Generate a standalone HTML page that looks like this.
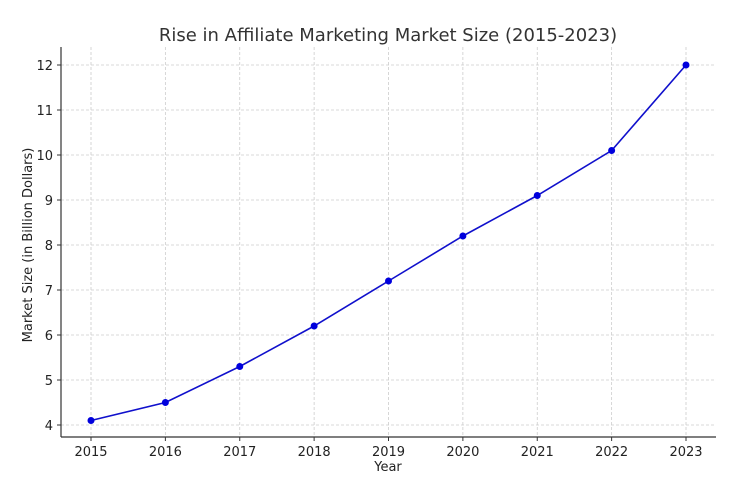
<!DOCTYPE html>
<html><head><meta charset="utf-8"><style>
body{margin:0;background:#fff;}
svg{display:block;font-family:"DejaVu Sans","Liberation Sans",sans-serif;}
</style></head><body>
<svg id="chart" width="739" height="488">
<text x="388" y="41" text-anchor="middle" font-size="18" fill="#333">Rise in Affiliate Marketing Market Size (2015-2023)</text>
<text x="388" y="471" text-anchor="middle" font-size="13" fill="#222">Year</text>
<text transform="translate(32,245) rotate(-90)" text-anchor="middle" font-size="13" fill="#222">Market Size (in Billion Dollars)</text>
<g id="grid"></g>
<g id="axes"></g>
<g id="series"></g>
</svg>
<script>
const years = [2015,2016,2017,2018,2019,2020,2021,2022,2023];
const marketSize = [4.1,4.5,5.3,6.2,7.2,8.2,9.1,10.1,12.0];
const yTicks = [4,5,6,7,8,9,10,11,12];

const L=61,R=716,T=47,B=437;
const xScale = i => 91 + i*(686-91)/(years.length-1);
const yScale = v => 425 - (v-4)*45;
const NS="http://www.w3.org/2000/svg";
function mk(tag,attrs,parent){const e=document.createElementNS(NS,tag);for(const k in attrs)e.setAttribute(k,attrs[k]);parent.appendChild(e);return e;}
const grid=document.getElementById('grid'),axes=document.getElementById('axes'),series=document.getElementById('series');

yTicks.forEach(t=>{
  const y=yScale(t);
  const g=mk('line',{x1:L,x2:R,y1:y,y2:y,stroke:'#ccc','stroke-width':0.8,'stroke-dasharray':'3,2'},grid);
  
  
  const tk=mk('line',{x1:L-4,x2:L,y1:y,y2:y,stroke:'#333'},axes);
  
  
  const tx=mk('text',{x:L-8,y:y+5,'text-anchor':'end','font-size':13,fill:'#222'},axes);
  tx.textContent=t;
  
  
});
years.forEach((yr,i)=>{
  const x=xScale(i);
  const g=mk('line',{x1:x,x2:x,y1:T,y2:B,stroke:'#ccc','stroke-width':0.8,'stroke-dasharray':'3,2'},grid);
  
  
  const tk=mk('line',{x1:x,x2:x,y1:B,y2:B+4,stroke:'#333'},axes);
  
  
  const tx=mk('text',{x:x,y:B+19,'text-anchor':'middle','font-size':13,fill:'#222'},axes);
  tx.textContent=yr;
  
  
});
const sp1=mk('line',{x1:L,x2:L,y1:T,y2:B,stroke:'#333','stroke-width':1.2},axes);


const sp2=mk('line',{x1:L,x2:R,y1:B,y2:B,stroke:'#333','stroke-width':1.2},axes);



const pts=marketSize.map((v,i)=>xScale(i)+','+yScale(v)).join(' ');
const pl=mk('polyline',{points:pts,fill:'none',stroke:'#1010cc','stroke-width':1.6},series);


marketSize.forEach((v,i)=>{
  const c=mk('circle',{cx:xScale(i),cy:yScale(v),r:3.5,fill:'#0000dd'},series);
  
  
});
</script>
</body></html>
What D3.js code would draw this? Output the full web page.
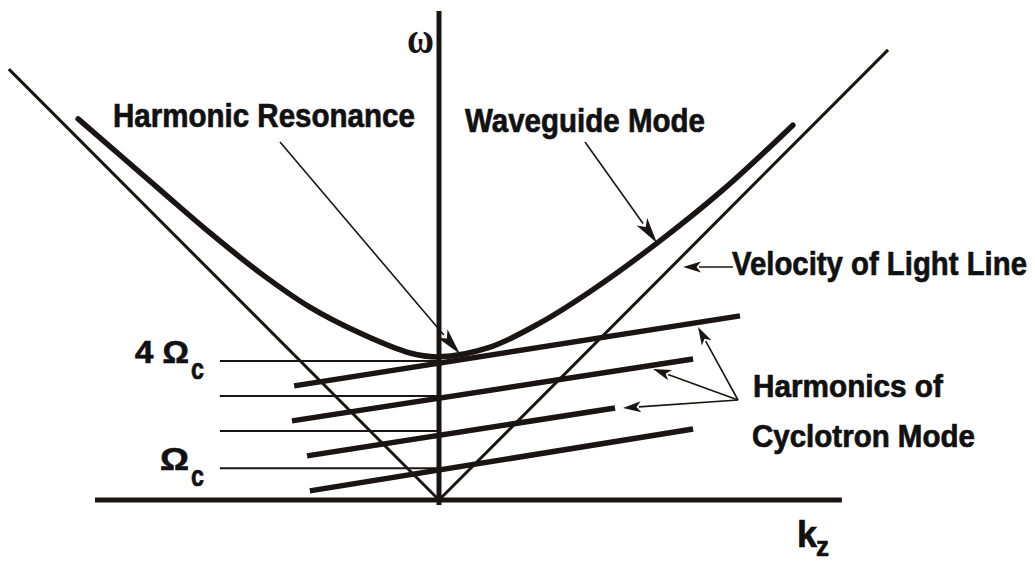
<!DOCTYPE html>
<html>
<head>
<meta charset="utf-8">
<script src="https://cdn.jsdelivr.net/npm/d3@7"></script>
<style>
  html, body { margin: 0; padding: 0; background: #fff; }
  svg { display: block; }
  .lbl { font-family: "Liberation Sans Narrow", "Arial Narrow", "Liberation Sans", Arial, sans-serif; font-weight: bold; fill: #111; stroke: #111; stroke-width: 0.7px; }
</style>
</head>
<body>
<svg id="chart" width="1035" height="563"></svg>
<script>
// ---------------- DATA (k in units, omega in units of ~Omega_c) ----------------
const waveguideK   = [-10.31, -7.97, -6.54, -5.11, -3.69, -2.26, -0.83, 0.00, 1.46, 2.89, 4.31, 6.23, 8.11, 10.11];
const waveguideW   = [ 10.89,  8.86,  7.63,  6.49,  5.51,  4.77,  4.20, 4.09, 4.37, 5.06, 5.95, 7.34, 8.86, 10.71];

const lightLineK   = [-12.29, 0, 12.83];
const lightLineW   = [ 12.31, 0, 12.86];

// harmonics of cyclotron mode: start/end (k, omega)
const harmonicNames = ["s=4", "s=3", "s=2", "s=1"];
const harmonicK0 = [-4.14, -4.20, -3.77, -3.69];
const harmonicW0 = [ 3.26,  2.26,  1.26,  0.26];
const harmonicK1 = [ 8.60,  7.26,  5.03,  7.26];
const harmonicW1 = [ 5.26,  4.03,  2.63,  2.03];

// horizontal reference levels (multiples of Omega_c) drawn to the omega axis
const levelW      = [3.97, 2.97, 1.97, 0.91];
const levelStartK = -6.26;

// tick labels
const tickLabels = ["4 Ω", "Ω"];
const tickSub    = ["c", "c"];
const tickLevels = [3.97, 0.91];

// axes extents
const kAxisRange = [-9.83, 11.51];
const wAxisRange = [-0.14, 13.97];

// ---------------- SCALES ----------------
const svg = d3.select("#chart");
svg.append("rect").attr("width", 1035).attr("height", 563).attr("fill", "#fff");

const x = d3.scaleLinear().domain([-12, 12]).range([439 - 35 * 12, 439 + 35 * 12]);
const y = d3.scaleLinear().domain([0, 14]).range([500, 10]);

const ink = "#1a1512";

// thin horizontal level lines
svg.append("g").selectAll("line").data(levelW).join("line")
  .attr("x1", x(levelStartK)).attr("x2", x(0))
  .attr("y1", d => y(d)).attr("y2", d => y(d))
  .attr("stroke", ink).attr("stroke-width", 2);

// light lines
const lightPts = lightLineK.map((k, i) => [k, lightLineW[i]]);
svg.append("path")
  .attr("d", d3.line().x(d => x(d[0])).y(d => y(d[1]))(lightPts))
  .attr("fill", "none").attr("stroke", ink).attr("stroke-width", 3)
  .attr("stroke-linejoin", "miter");

// axes
svg.append("line")
  .attr("x1", x(kAxisRange[0])).attr("x2", x(kAxisRange[1]))
  .attr("y1", y(0)).attr("y2", y(0))
  .attr("stroke", ink).attr("stroke-width", 5);
svg.append("line")
  .attr("x1", x(0)).attr("x2", x(0))
  .attr("y1", y(wAxisRange[0])).attr("y2", y(wAxisRange[1]))
  .attr("stroke", ink).attr("stroke-width", 5);

// harmonic lines
svg.append("g").selectAll("line").data(harmonicNames).join("line")
  .attr("x1", (d, i) => x(harmonicK0[i])).attr("y1", (d, i) => y(harmonicW0[i]))
  .attr("x2", (d, i) => x(harmonicK1[i])).attr("y2", (d, i) => y(harmonicW1[i]))
  .attr("stroke", ink).attr("stroke-width", 5.5);

// waveguide curve
const wgPts = waveguideK.map((k, i) => [k, waveguideW[i]]);
svg.append("path")
  .attr("d", d3.line().x(d => x(d[0])).y(d => y(d[1])).curve(d3.curveCatmullRom.alpha(0.5))(wgPts))
  .attr("fill", "none").attr("stroke", ink).attr("stroke-width", 5.5)
  .attr("stroke-linecap", "round");

// ---------------- ANNOTATIONS ----------------
function arrow(x0, y0, x1, y1, headLen, headW, sw) {
  const dx = x1 - x0, dy = y1 - y0, L = Math.hypot(dx, dy);
  const ux = dx / L, uy = dy / L;
  const bx = x1 - ux * headLen, by = y1 - uy * headLen;
  svg.append("line").attr("x1", x0).attr("y1", y0).attr("x2", bx + ux * 2).attr("y2", by + uy * 2)
    .attr("stroke", ink).attr("stroke-width", sw);
  const px = -uy * headW / 2, py = ux * headW / 2;
  svg.append("path")
    .attr("d", `M${x1},${y1}L${bx + px},${by + py}L${bx + ux * headLen * 0.25},${by + uy * headLen * 0.25}L${bx - px},${by - py}Z`)
    .attr("fill", ink);
}
arrow(280, 142, 460, 354, 27, 13, 1.6);   // Harmonic Resonance
arrow(585, 142, 657, 243, 26, 13, 1.6);   // Waveguide Mode
arrow(733, 267, 683, 267, 18, 11, 1.6);   // Velocity of Light Line
arrow(738, 400, 698, 327, 18, 11, 1.6);   // Harmonics (top)
arrow(738, 400, 653, 369, 18, 11, 1.6);   // Harmonics (middle)
arrow(738, 400, 623, 408, 18, 11, 1.6);   // Harmonics (lower)

// text fitted to a target width with a horizontal scale transform
function label(txt, x0, yb, w, size, cls, family) {
  const t = svg.append("text")
    .attr("x", 0).attr("y", 0)
    .attr("font-size", size)
    .text(txt);
  if (cls) t.attr("class", cls);
  if (family) t.attr("font-family", family).attr("font-weight", "bold").attr("fill", ink);
  const nat = t.node().getComputedTextLength();
  const sx = w / nat;
  t.attr("transform", `translate(${x0},${yb}) scale(${sx},1)`);
  return t;
}
label("Harmonic Resonance", 113, 127, 302, 33, "lbl");
label("Waveguide Mode", 465, 132, 240, 34, "lbl");
label("Velocity of Light Line", 732, 275, 295, 34, "lbl");
label("Harmonics of", 753, 397, 190, 31, "lbl");
label("Cyclotron Mode", 752, 447, 223, 31, "lbl");

// omega axis label
label("ω", 407, 53, 27, 44, null, "'Liberation Serif', 'DejaVu Serif', serif");

// k_z label
label("k", 797, 547, 20, 36, "lbl");
label("z", 816, 556, 13, 28, "lbl");

// tick labels (4 Ωc, Ωc)
const tickX = [135, 160];
const tickW = [54, 29];
tickLabels.forEach((t, i) => {
  const yb = y(tickLevels[i]) + 2;
  label(t, tickX[i], yb, tickW[i], 31, "lbl");
  label(tickSub[i], tickX[i] + tickW[i] + 2, yb + 16, 13, 29, "lbl");
});
</script>
</body>
</html>
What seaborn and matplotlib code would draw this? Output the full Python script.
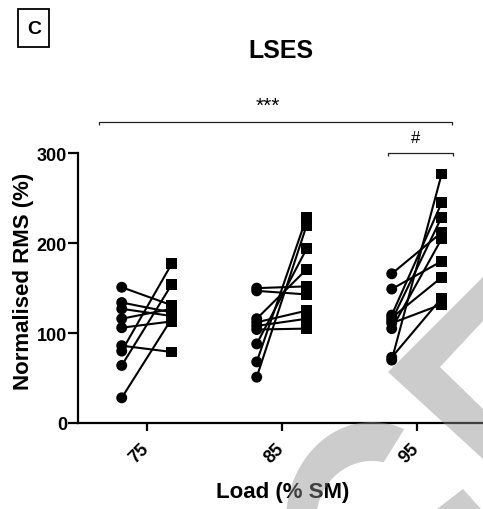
import numpy as np
import pandas as pd
import matplotlib
matplotlib.use("Agg")
import matplotlib.pyplot as plt
import seaborn as sns
from matplotlib.patches import Polygon, Rectangle

# ---------------- data ----------------
loads = ["75", "85", "95"]
pre_75 = [151, 134, 127, 116, 106, 86, 80, 64, 28]
post_75 = [131, 123, 119, 127, 113, 79, 177, 154, 116]
pre_85 = [150, 147, 116, 112, 108, 104, 88, 68, 51]
post_85 = [152, 143, 171, 125, 116, 105, 194, 229, 220]
pre_95 = [166, 149, 120, 117, 114, 111, 105, 73, 70]
post_95 = [212, 180, 245, 162, 229, 132, 205, 139, 277]
y_ticks = [0, 100, 200, 300]

title = "LSES"
panel = "C"
xlabel = "Load (% SM)"
ylabel = "Normalised RMS (%)"
sig_all = "***"
sig_95 = "#"

# ---------------- style ----------------
sns.set_theme(style="ticks")
plt.rcParams['font.family'] = ['Liberation Sans', 'DejaVu Sans']
plt.rcParams['text.color'] = 'black'
plt.rcParams['axes.labelcolor'] = 'black'
plt.rcParams['xtick.color'] = 'black'
plt.rcParams['ytick.color'] = 'black'
plt.rcParams['axes.edgecolor'] = 'black'

W, H = 483, 510
fig = plt.figure(figsize=(W / 100, H / 100), dpi=100)


def fx(px):
    return px / W


def fy(py):
    return 1 - py / H


ax_left, ax_bottom, ax_top = 78, 424, 154.3
ax = fig.add_axes([fx(ax_left), fy(ax_bottom), 1 - fx(ax_left), fy(ax_top) - fy(ax_bottom)])

offset = 0.185
rows = []
for gi, (lab, pre, post) in enumerate(zip(loads, [pre_75, pre_85, pre_95], [post_75, post_85, post_95])):
    for si, (a, b) in enumerate(zip(pre, post)):
        rows.append(dict(pair=f"{lab}-{si}", load=lab, phase="pre", pos=gi - offset, value=a))
        rows.append(dict(pair=f"{lab}-{si}", load=lab, phase="post", pos=gi + offset, value=b))
df = pd.DataFrame(rows)

sns.lineplot(data=df, x="pos", y="value", units="pair", estimator=None, color="black",
             lw=1.5, sort=False, ax=ax, legend=False)
sns.scatterplot(data=df, x="pos", y="value", style="phase", markers={"pre": "o", "post": "s"},
                color="black", s=62, edgecolor="none", linewidth=0, ax=ax, legend=False,
                zorder=3, clip_on=False)

# axes scaling: 135 px per category, tick 75 at px 146.7
px_per_cat = 135.0
ax.set_xlim(-(146.7 - ax_left) / px_per_cat, 2 + (W - 416.7) / px_per_cat)
ax.set_ylim(0, 300)
ax.set_xticks(range(len(loads)))
ax.set_xticklabels(loads, rotation=45, ha="right", va="center", rotation_mode="anchor",
                   fontsize=13, fontweight="bold", color="black")
ax.set_yticks(y_ticks)
ax.set_yticklabels([str(v) for v in y_ticks], fontsize=13, fontweight="bold", color="black")
sns.despine(ax=ax)
for s in ["left", "bottom"]:
    ax.spines[s].set_linewidth(1.6)
    ax.spines[s].set_color("black")
ax.tick_params(axis="y", length=7, width=1.6, pad=1, colors="black")
ax.tick_params(axis="x", length=6, width=1.6, pad=10, colors="black")

ax.set_ylabel(ylabel, fontsize=16, fontweight="bold", color="black")
ax.yaxis.set_label_coords(-0.108, 0.53)
ax.set_xlabel(xlabel, fontsize=16, fontweight="bold", color="black")
ax.xaxis.set_label_coords(0.506, -0.215)

ppu = (ax_bottom - ax_top) / 300.0


def ypx(py):
    return (ax_bottom - py) / ppu


def xpx(px):
    return (px - 146.7) / px_per_cat


# significance brackets
def bracket(x0, x1, y, drop):
    ax.plot([x0, x0, x1, x1], [y - drop, y, y, y - drop], color="#222222", lw=0.9,
            clip_on=False, solid_capstyle="butt")


bracket(xpx(99), xpx(452), ypx(123.3), 3.5)
bracket(xpx(388), xpx(453), ypx(154), 3.5)
ax.text(xpx(268), ypx(106), sig_all, ha="center", va="center", fontsize=15, color="black",
        clip_on=False)
ax.text(xpx(416), ypx(139), sig_95, ha="center", va="center", fontsize=12, color="black",
        clip_on=False)

# title and panel label
fig.text(fx(281), fy(51), title, ha="center", va="center", fontsize=18, fontweight="bold",
         color="black")
fig.add_artist(Rectangle((fx(18), fy(48)), fx(31), 38 / H, fill=False, lw=1.3,
                         edgecolor="black", transform=fig.transFigure))
fig.text(fx(34.5), fy(29), panel, ha="center", va="center", fontsize=14, fontweight="bold",
         color="black")

# faint watermark shapes (semi-transparent overlay)
wm_color = (142 / 255, 142 / 255, 142 / 255)
wm_alpha = 0.45


def add_wm(pts):
    p = Polygon([(fx(x), fy(y)) for x, y in pts], closed=True, facecolor=wm_color,
                edgecolor="none", alpha=wm_alpha, transform=fig.transFigure, zorder=20)
    fig.add_artist(p)


add_wm([(483, 278), (388, 373), (483, 460), (483, 410), (440, 368), (483, 322)])
cx, cy = 372, 522
t_out = np.radians(np.linspace(-68, -200, 60))
t_in = np.radians(np.linspace(-200, -78, 60))
ring = [(cx + 86 * np.cos(t), cy + 99 * np.sin(t)) for t in t_out] + \
       [(cx + 56 * np.cos(t), cy + 60 * np.sin(t)) for t in t_in]
add_wm(ring)
add_wm([(437, 510), (463, 490), (481, 510)])

fig.savefig("out.png", dpi=100)
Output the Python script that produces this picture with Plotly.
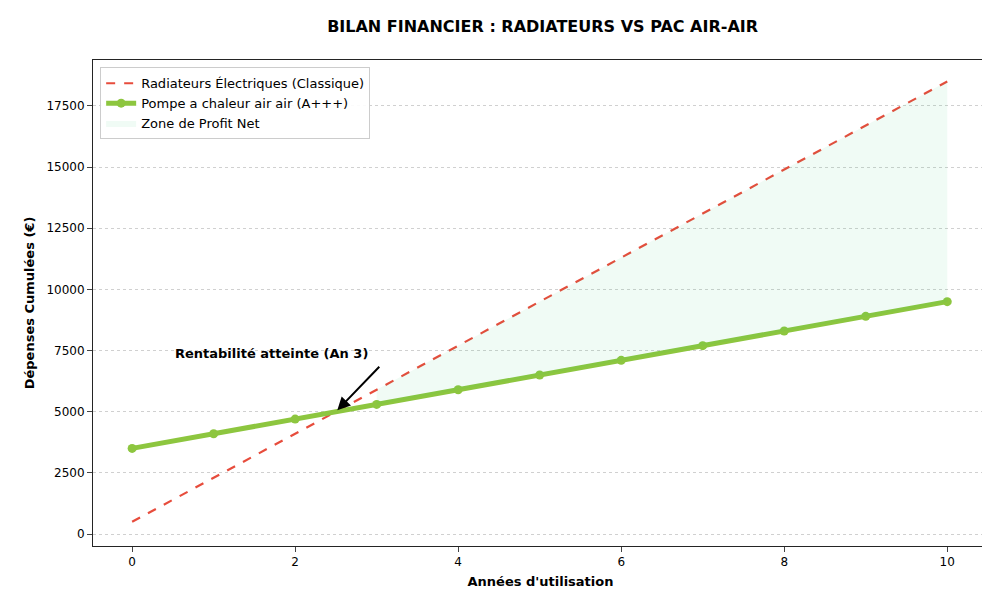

Written request
Start at the line containing "What seaborn and" and stop at the line containing "y_ticks = [0, 100, 200, 300]"; transcribe those lines exactly, skipping pictures.

Response for this exercise
What seaborn and matplotlib code would draw this? Output the full Python script.
import numpy as np
import pandas as pd
import matplotlib
matplotlib.use("Agg")
import matplotlib.pyplot as plt
import seaborn as sns
from matplotlib.patches import Polygon, Rectangle

# ---------------- data ----------------
loads = ["75", "85", "95"]
pre_75 = [151, 134, 127, 116, 106, 86, 80, 64, 28]
post_75 = [131, 123, 119, 127, 113, 79, 177, 154, 116]
pre_85 = [150, 147, 116, 112, 108, 104, 88, 68, 51]
post_85 = [152, 143, 171, 125, 116, 105, 194, 229, 220]
pre_95 = [166, 149, 120, 117, 114, 111, 105, 73, 70]
post_95 = [212, 180, 245, 162, 229, 132, 205, 139, 277]
y_ticks = [0, 100, 200, 300]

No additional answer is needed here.